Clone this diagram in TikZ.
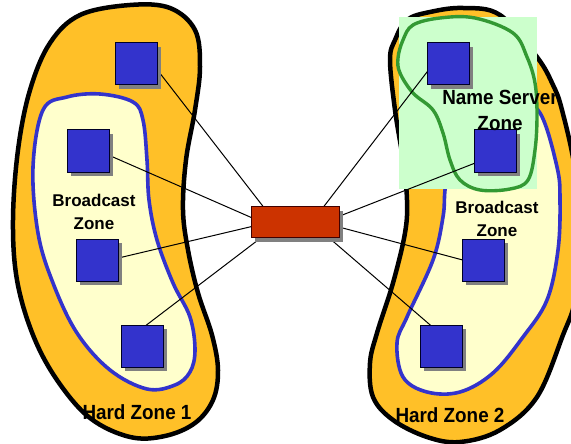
\documentclass[tikz,border=0pt]{standalone}
\usepackage{fontspec}
\setmainfont{Liberation Sans}
\usetikzlibrary{shadows,calc}
\definecolor{zoneorange}{RGB}{255,192,40}
\definecolor{cream}{RGB}{255,255,204}
\definecolor{hostblue}{RGB}{51,51,204}
\definecolor{nsgreen}{RGB}{51,153,51}
\definecolor{nsfill}{RGB}{204,255,204}
\definecolor{switchred}{RGB}{204,51,0}
\definecolor{shadowgray}{RGB}{128,128,128}
\pgfdeclarelayer{blobs}
\pgfdeclarelayer{wires}
\pgfsetlayers{blobs,wires,main}
\tikzset{
  hardzone/.style={fill=zoneorange, draw=black, line width=4.5pt},
  bcastzone/.style={fill=cream, draw=hostblue, line width=3.6pt},
  nszone/.style={draw=nsgreen, line width=3.4pt},
  host/.style={draw=black!85!blue, line width=1pt, fill=hostblue,
    minimum size=42pt, inner sep=0pt,
    drop shadow={shadow xshift=4pt, shadow yshift=-4pt, fill=shadowgray, opacity=1}},
  switchbox/.style={draw=black!75!red, line width=1pt, fill=switchred,
    minimum width=88pt, minimum height=31pt, inner sep=0pt,
    drop shadow={shadow xshift=4pt, shadow yshift=-5pt, fill=shadowgray, opacity=1}},
  wire/.style={draw=black, line width=1pt},
  smalllabel/.style={font=\bfseries\fontsize{17}{23}\selectfont, align=center, inner sep=0pt},
  biglabel/.style={font=\bfseries\fontsize{20.5}{26}\selectfont, align=center, inner sep=0pt, xscale=0.92},
}
\begin{document}
\begin{tikzpicture}[x=1pt, y=-1pt]
\useasboundingbox (0,0) rectangle (571,444);

% hosts and the central switch
\node[host] (s1) at (136,64) {};
\node[host] (s2) at (88,151) {};
\node[host] (s3) at (97,260) {};
\node[host] (s4) at (142,346) {};
\node[host] (s5) at (448,64) {};
\node[host] (s6) at (495,151) {};
\node[host] (s7) at (483,260) {};
\node[host] (s8) at (441,346) {};
\node[switchbox] (sw) at (295,221.5) {};

% zone labels
\node[smalllabel] (bz1) at (94,212) {Broadcast\\Zone};
\node[smalllabel] (bz2) at (497,219) {Broadcast\\Zone};
\node[biglabel] (nsz) at (500,110) {Name Server\\Zone};
\node[biglabel] (hz1) at (137,412) {Hard Zone 1};
\node[biglabel] (hz2) at (450,415) {Hard Zone 2};

\begin{pgfonlayer}{blobs}
  % hard zone 1 with its broadcast zone
  \draw[hardzone] plot[smooth cycle, tension=0.6] coordinates {
    (50,43) (80,15) (130,5) (170,8) (195,30) (200,67) (195,110) (186,160)
    (183,210) (188,250) (198,293) (212,335) (218,370) (213,400) (195,423)
    (165,436) (130,437) (90,418) (57,380) (33,335) (17,280) (13,220)
    (18,150) (30,90)};
  \draw[bcastzone] plot[smooth cycle, tension=0.6] coordinates {
    (43,110) (67,97) (100,94) (133,102) (143,120) (147,160) (149,200)
    (157,240) (173,283) (190,317) (195,350) (190,372) (175,385) (147,389)
    (110,370) (77,333) (53,283) (38,233) (33,167)};
  % hard zone 2 with its broadcast zone
  \draw[hardzone] plot[smooth cycle, tension=0.6] coordinates {
    (390,60) (395,40) (407,20) (430,12) (463,8) (500,15) (537,57) (553,85)
    (562,110) (575,170) (580,240) (575,300) (563,335) (537,397) (500,430)
    (460,442) (427,437) (393,420) (373,397) (370,363) (377,333) (393,283)
    (405,233) (407,200) (403,160) (395,110)};
  \draw[bcastzone] plot[smooth cycle, tension=0.6] coordinates {
    (515,100) (540,113) (557,167) (560,200) (558,250) (547,300) (523,337)
    (493,373) (460,392) (427,392) (403,377) (397,343) (407,317) (433,260)
    (443,217) (445,190) (450,150) (478,110)};
  % name server zone
  \fill[nsfill] (399,17) rectangle (537,189);
  \draw[nszone] plot[smooth cycle, tension=0.6] coordinates {
    (400,73) (398,58) (403,40) (413,25) (440,18) (475,18) (513,33) (527,57)
    (535,83) (537,115) (535,150) (528,180) (510,189) (480,190) (460,180)
    (450,160) (443,133) (433,110) (413,93)};
\end{pgfonlayer}

\begin{pgfonlayer}{wires}
  \draw[wire] ($(s1)+(16,-1)$) -- ($(sw)+(-28,-10)$);
  \draw[wire] ($(s2)+(13.5,1)$) -- ($(sw)+(-38,-1.5)$);
  \draw[wire] ($(s3)+(13,0)$) -- ($(sw)+(-39,4)$);
  \draw[wire] ($(s4)+(-6,-13)$) -- ($(sw)+(-31,14)$);
  \draw[wire] ($(s5)+(-11,-5)$) -- ($(sw)+(25,-10)$);
  \draw[wire] ($(s6)+(-7,7)$) -- ($(sw)+(41,-4)$);
  \draw[wire] ($(s7)+(-9,3)$) -- ($(sw)+(42,5)$);
  \draw[wire] ($(s8)+(-1.5,-13)$) -- ($(sw)+(30.5,13.3)$);
\end{pgfonlayer}
\end{tikzpicture}
\end{document}
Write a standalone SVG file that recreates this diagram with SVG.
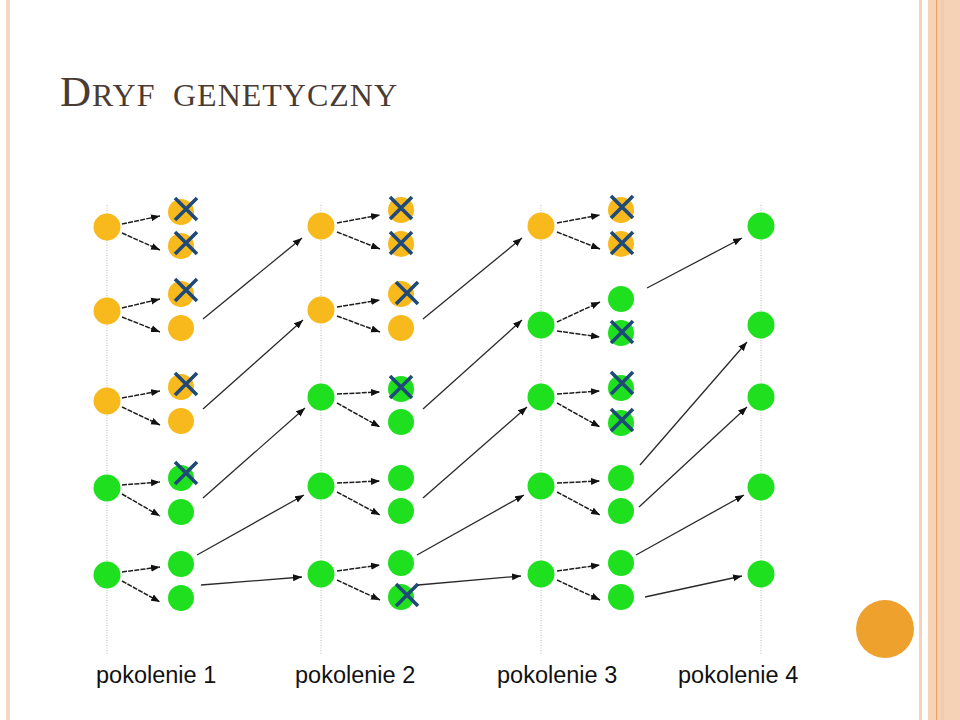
<svg xmlns="http://www.w3.org/2000/svg" xmlns:xlink="http://www.w3.org/1999/xlink" width="960" height="720" viewBox="0 0 960 720">
<style>
.o{fill:#F8B91D}
.g{fill:#1EE01E}
.axis{stroke:#B8B8B8;stroke-width:1;stroke-dasharray:1 1.5;fill:none}
.short{stroke:#1E1E1E;stroke-width:1.5;stroke-dasharray:5 1.2;fill:none;marker-end:url(#ah)}
.long{stroke:#2A2A2A;stroke-width:1.3;fill:none;marker-end:url(#ah)}
.x{stroke:#1F4A78;stroke-width:3.6;fill:none}
.lbl{font-family:"Liberation Sans",Arial,sans-serif;font-size:23.5px;fill:#111}
.title{font-family:"Liberation Serif","Times New Roman",serif;fill:#4A3B33}
</style>
<defs>
<marker id="ah" markerUnits="userSpaceOnUse" markerWidth="10" markerHeight="8" refX="9" refY="4" orient="auto">
<path d="M0,0.5 L9,4 L0,7.5 z" fill="#111"/>
</marker>
<path id="xm" class="x" d="M-11,-11 L11,11 M11,-11 L-11,11"/>
</defs>
<rect width="960" height="720" fill="#fff"/>
<!-- borders -->
<rect x="6" y="0" width="4" height="720" fill="#F5D6C2"/>
<rect x="919" y="0" width="3" height="720" fill="#F5D3B8"/>
<rect x="928" y="0" width="8" height="720" fill="#F6D3B5"/>
<rect x="936" y="0" width="1.5" height="720" fill="#E9A060"/>
<rect x="937.5" y="0" width="22.5" height="720" fill="#F5D2B5"/>
<rect x="941" y="0" width="3" height="720" fill="#F2CAA8"/>
<!-- title -->
<text class="title" x="60" y="106"><tspan font-size="43">D</tspan><tspan x="92" font-size="32" letter-spacing="1">RYF</tspan><tspan x="173" font-size="32" letter-spacing="1">GENETYCZNY</tspan></text>
<!-- axes -->
<g id="axes">
<line class="axis" x1="107" y1="205" x2="107" y2="655"/>
<line class="axis" x1="321" y1="205" x2="321" y2="655"/>
<line class="axis" x1="541" y1="205" x2="541" y2="655"/>
<line class="axis" x1="761" y1="205" x2="761" y2="655"/>
</g>
<!-- generation 1 -->
<g id="g1p1"><circle class="o" cx="107" cy="227" r="13.5"/></g>
<g id="g1p2"><circle class="o" cx="107" cy="311" r="13.5"/></g>
<g id="g1p3"><circle class="o" cx="107" cy="401" r="13.5"/></g>
<g id="g1p4"><circle class="g" cx="107" cy="488" r="13.5"/></g>
<g id="g1p5"><circle class="g" cx="107" cy="575" r="13.5"/></g>
<g id="g1c1"><circle class="o" cx="181" cy="212" r="13"/><use xlink:href="#xm" x="186" y="209"/></g>
<g id="g1c2"><circle class="o" cx="181" cy="246" r="13"/><use xlink:href="#xm" x="186" y="243"/></g>
<g id="g1c3"><circle class="o" cx="181" cy="294" r="13"/><use xlink:href="#xm" x="186" y="290"/></g>
<g id="g1c4"><circle class="o" cx="181" cy="328" r="13"/></g>
<g id="g1c5"><circle class="o" cx="181" cy="387" r="13"/><use xlink:href="#xm" x="186" y="384"/></g>
<g id="g1c6"><circle class="o" cx="181" cy="421" r="13"/></g>
<g id="g1c7"><circle class="g" cx="181" cy="478" r="13"/><use xlink:href="#xm" x="186" y="473"/></g>
<g id="g1c8"><circle class="g" cx="181" cy="512" r="13"/></g>
<g id="g1c9"><circle class="g" cx="181" cy="564" r="13"/></g>
<g id="g1c10"><circle class="g" cx="181" cy="598" r="13"/></g>
<!-- generation 2 -->
<g id="g2p1"><circle class="o" cx="321" cy="226" r="13.5"/></g>
<g id="g2p2"><circle class="o" cx="321" cy="310" r="13.5"/></g>
<g id="g2p3"><circle class="g" cx="321" cy="397" r="13.5"/></g>
<g id="g2p4"><circle class="g" cx="321" cy="486" r="13.5"/></g>
<g id="g2p5"><circle class="g" cx="321" cy="574" r="13.5"/></g>
<g id="g2c1"><circle class="o" cx="401" cy="210" r="13"/><use xlink:href="#xm" x="401" y="208"/></g>
<g id="g2c2"><circle class="o" cx="401" cy="244" r="13"/><use xlink:href="#xm" x="401" y="243"/></g>
<g id="g2c3"><circle class="o" cx="401" cy="294" r="13"/><use xlink:href="#xm" x="407" y="293"/></g>
<g id="g2c4"><circle class="o" cx="401" cy="328" r="13"/></g>
<g id="g2c5"><circle class="g" cx="401" cy="389" r="13"/><use xlink:href="#xm" x="401" y="387"/></g>
<g id="g2c6"><circle class="g" cx="401" cy="422" r="13"/></g>
<g id="g2c7"><circle class="g" cx="401" cy="478" r="13"/></g>
<g id="g2c8"><circle class="g" cx="401" cy="511" r="13"/></g>
<g id="g2c9"><circle class="g" cx="401" cy="563" r="13"/></g>
<g id="g2c10"><circle class="g" cx="401" cy="597" r="13"/><use xlink:href="#xm" x="407" y="595"/></g>
<!-- generation 3 -->
<g id="g3p1"><circle class="o" cx="541" cy="226" r="13.5"/></g>
<g id="g3p2"><circle class="g" cx="541" cy="325" r="13.5"/></g>
<g id="g3p3"><circle class="g" cx="541" cy="397" r="13.5"/></g>
<g id="g3p4"><circle class="g" cx="541" cy="486" r="13.5"/></g>
<g id="g3p5"><circle class="g" cx="541" cy="574" r="13.5"/></g>
<g id="g3c1"><circle class="o" cx="621" cy="210" r="13"/><use xlink:href="#xm" x="622" y="207"/></g>
<g id="g3c2"><circle class="o" cx="621" cy="244" r="13"/><use xlink:href="#xm" x="622" y="243"/></g>
<g id="g3c3"><circle class="g" cx="621" cy="299" r="13"/></g>
<g id="g3c4"><circle class="g" cx="621" cy="333" r="13"/><use xlink:href="#xm" x="622" y="332"/></g>
<g id="g3c5"><circle class="g" cx="621" cy="388" r="13"/><use xlink:href="#xm" x="622" y="383"/></g>
<g id="g3c6"><circle class="g" cx="621" cy="423" r="13"/><use xlink:href="#xm" x="622" y="420"/></g>
<g id="g3c7"><circle class="g" cx="621" cy="478" r="13"/></g>
<g id="g3c8"><circle class="g" cx="621" cy="511" r="13"/></g>
<g id="g3c9"><circle class="g" cx="621" cy="563" r="13"/></g>
<g id="g3c10"><circle class="g" cx="621" cy="597" r="13"/></g>
<!-- generation 4 -->
<g id="g4p1"><circle class="g" cx="761" cy="226" r="13.5"/></g>
<g id="g4p2"><circle class="g" cx="761" cy="325" r="13.5"/></g>
<g id="g4p3"><circle class="g" cx="761" cy="397" r="13.5"/></g>
<g id="g4p4"><circle class="g" cx="761" cy="487" r="13.5"/></g>
<g id="g4p5"><circle class="g" cx="761" cy="574" r="13.5"/></g>
<!-- connectors -->
<g id="connectors">
<line class="short" x1="122" y1="224" x2="160" y2="216"/>
<line class="short" x1="122" y1="233" x2="160" y2="250"/>
<line class="short" x1="122" y1="308" x2="160" y2="299"/>
<line class="short" x1="122" y1="317" x2="160" y2="332"/>
<line class="short" x1="122" y1="398" x2="160" y2="391"/>
<line class="short" x1="122" y1="407" x2="160" y2="425"/>
<line class="short" x1="122" y1="485" x2="160" y2="482"/>
<line class="short" x1="122" y1="494" x2="160" y2="516"/>
<line class="short" x1="122" y1="572" x2="160" y2="567"/>
<line class="short" x1="122" y1="581" x2="160" y2="602"/>
<line class="long" x1="203" y1="319" x2="302" y2="238"/>
<line class="long" x1="203" y1="409" x2="303" y2="320"/>
<line class="long" x1="203" y1="498" x2="305" y2="408"/>
<line class="long" x1="197" y1="555" x2="304" y2="495"/>
<line class="long" x1="201" y1="585" x2="302" y2="577"/>
<line class="short" x1="337" y1="223" x2="380" y2="215"/>
<line class="short" x1="337" y1="232" x2="380" y2="249"/>
<line class="short" x1="337" y1="307" x2="380" y2="300"/>
<line class="short" x1="337" y1="316" x2="380" y2="332"/>
<line class="short" x1="337" y1="394" x2="380" y2="392"/>
<line class="short" x1="337" y1="403" x2="380" y2="427"/>
<line class="short" x1="337" y1="483" x2="380" y2="481"/>
<line class="short" x1="337" y1="492" x2="380" y2="515"/>
<line class="short" x1="337" y1="571" x2="380" y2="565"/>
<line class="short" x1="337" y1="580" x2="380" y2="600"/>
<line class="long" x1="423" y1="319" x2="522" y2="238"/>
<line class="long" x1="423" y1="409" x2="522" y2="320"/>
<line class="long" x1="423" y1="498" x2="527" y2="407"/>
<line class="long" x1="417" y1="555" x2="524" y2="495"/>
<line class="long" x1="418" y1="585" x2="521" y2="576"/>
<line class="short" x1="557" y1="223" x2="600" y2="215"/>
<line class="short" x1="557" y1="232" x2="600" y2="249"/>
<line class="short" x1="557" y1="322" x2="600" y2="302"/>
<line class="short" x1="557" y1="331" x2="600" y2="337"/>
<line class="short" x1="557" y1="394" x2="600" y2="391"/>
<line class="short" x1="557" y1="403" x2="600" y2="427"/>
<line class="short" x1="557" y1="483" x2="600" y2="481"/>
<line class="short" x1="557" y1="492" x2="600" y2="515"/>
<line class="short" x1="557" y1="571" x2="600" y2="565"/>
<line class="short" x1="557" y1="580" x2="600" y2="600"/>
<line class="long" x1="647" y1="288" x2="742" y2="238"/>
<line class="long" x1="640" y1="465" x2="747" y2="342"/>
<line class="long" x1="639" y1="507" x2="747" y2="407"/>
<line class="long" x1="636" y1="555" x2="744" y2="495"/>
<line class="long" x1="645" y1="597" x2="742" y2="576"/>
</g>
<!-- labels -->
<text class="lbl" x="96" y="683">pokolenie 1</text>
<text class="lbl" x="295" y="683">pokolenie 2</text>
<text class="lbl" x="497" y="683">pokolenie 3</text>
<text class="lbl" x="678" y="683">pokolenie 4</text>
<!-- decorative circle -->
<circle cx="885" cy="629" r="29" fill="#EFA12E"/>
</svg>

**Written task**
Begin at the first line of the records and please reproduce every line exactly through the one containing "(0,0) rectangle (571,444);", leaving all pictures out.

**Final answer**
Clone this diagram in TikZ.
\documentclass[tikz,border=0pt]{standalone}
\usepackage{fontspec}
\setmainfont{Liberation Sans}
\usetikzlibrary{shadows,calc}
\definecolor{zoneorange}{RGB}{255,192,40}
\definecolor{cream}{RGB}{255,255,204}
\definecolor{hostblue}{RGB}{51,51,204}
\definecolor{nsgreen}{RGB}{51,153,51}
\definecolor{nsfill}{RGB}{204,255,204}
\definecolor{switchred}{RGB}{204,51,0}
\definecolor{shadowgray}{RGB}{128,128,128}
\pgfdeclarelayer{blobs}
\pgfdeclarelayer{wires}
\pgfsetlayers{blobs,wires,main}
\tikzset{
  hardzone/.style={fill=zoneorange, draw=black, line width=4.5pt},
  bcastzone/.style={fill=cream, draw=hostblue, line width=3.6pt},
  nszone/.style={draw=nsgreen, line width=3.4pt},
  host/.style={draw=black!85!blue, line width=1pt, fill=hostblue,
    minimum size=42pt, inner sep=0pt,
    drop shadow={shadow xshift=4pt, shadow yshift=-4pt, fill=shadowgray, opacity=1}},
  switchbox/.style={draw=black!75!red, line width=1pt, fill=switchred,
    minimum width=88pt, minimum height=31pt, inner sep=0pt,
    drop shadow={shadow xshift=4pt, shadow yshift=-5pt, fill=shadowgray, opacity=1}},
  wire/.style={draw=black, line width=1pt},
  smalllabel/.style={font=\bfseries\fontsize{17}{23}\selectfont, align=center, inner sep=0pt},
  biglabel/.style={font=\bfseries\fontsize{20.5}{26}\selectfont, align=center, inner sep=0pt, xscale=0.92},
}
\begin{document}
\begin{tikzpicture}[x=1pt, y=-1pt]
\useasboundingbox (0,0) rectangle (571,444);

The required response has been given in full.